I read about a pastor who was on a long cross-country flight. When the first sign of problems began to flash, all of us have experienced this, "Fasten your seat belts". Then a few seconds later, a convoy* said, "We won't be serving the beverages at this time. We're expecting a little turbulence. Be sure your seat belts are fastened". And then the storm broke. Cracks of thunder could be heard even above the roar of the engines. Lightning lit up the darkening skies, and within moments, the plane was like a cork being tossed around on a heavenly ocean. One moment, the airplane was lifted up on the currents, and the next moment it dropped as if it was going to crash to the earth. The pastor confessed that he shared the worry and fear of those around him. He said, "I looked around the plane, and I saw that a lot of passengers were upset, some were crying, many were praying". He said, "Then I saw a little girl. She had tucked her feet beneath her as she sat on her seat, and she was reading a book. Everything around her was going crazy, and there she sat with her little small world, calm and orderly. Sometimes, she would close her eyes, and then she would read again, and then she would straighten her legs. But worry and fear weren't in her at all".

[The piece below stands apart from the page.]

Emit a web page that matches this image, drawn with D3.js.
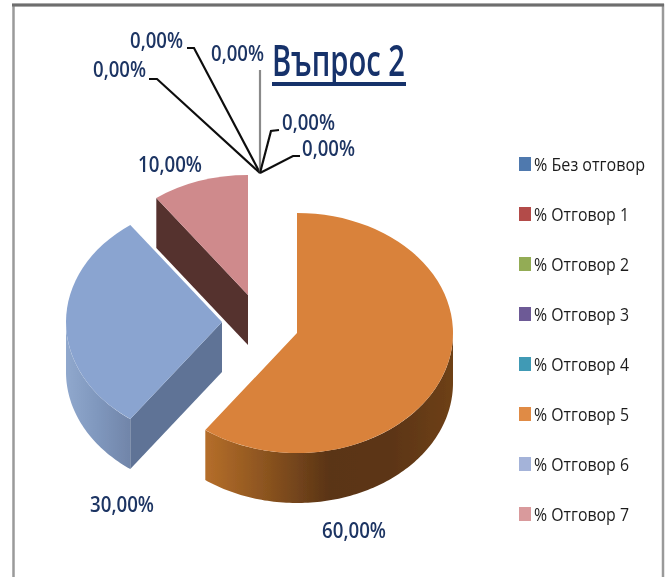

So the pastor couldn't believe it, he couldn't figure this out. And he decided to figure it out himself, so he waited until the plane landed, and when it got to its destination, he waited in the area outside of the gate, and all the passengers were hurrying to disembark. And he asked the little girl if he could speak to her for a moment. And he asked her why she had not been worried while she was in the midst of the storm. And the little girl said, "Because my daddy is the pilot. And he's taking me home". And she was in perfect peace because she knew her father was trustworthy, and she wasn't worried at all.

Recently in our church, we had the funeral for a woman who was tragically killed in an accident on our campus. I'll never forget her husband gave a word in the service, very unusual. And he said at the end of his speech that people had asked him many times how he was dealing with this. And he paused for a moment, and he just said, "I trust in God". In the midst of all that we face, isn't that it? And that I am sure is why we have this wonderful verse from Isaiah, "You will keep him in perfect peace, whose mind is stayed upon you, because he trusts in you". In the midst of our storm, we need to look up and notice that the cockpit is occupied. And Almighty God is in control, and we can rest secure in him. This ship we're on is rocking right now with all the stuff that's happening in the world. But we can learn to have that quiet peace that little girl had if we'll put our trust in the Lord.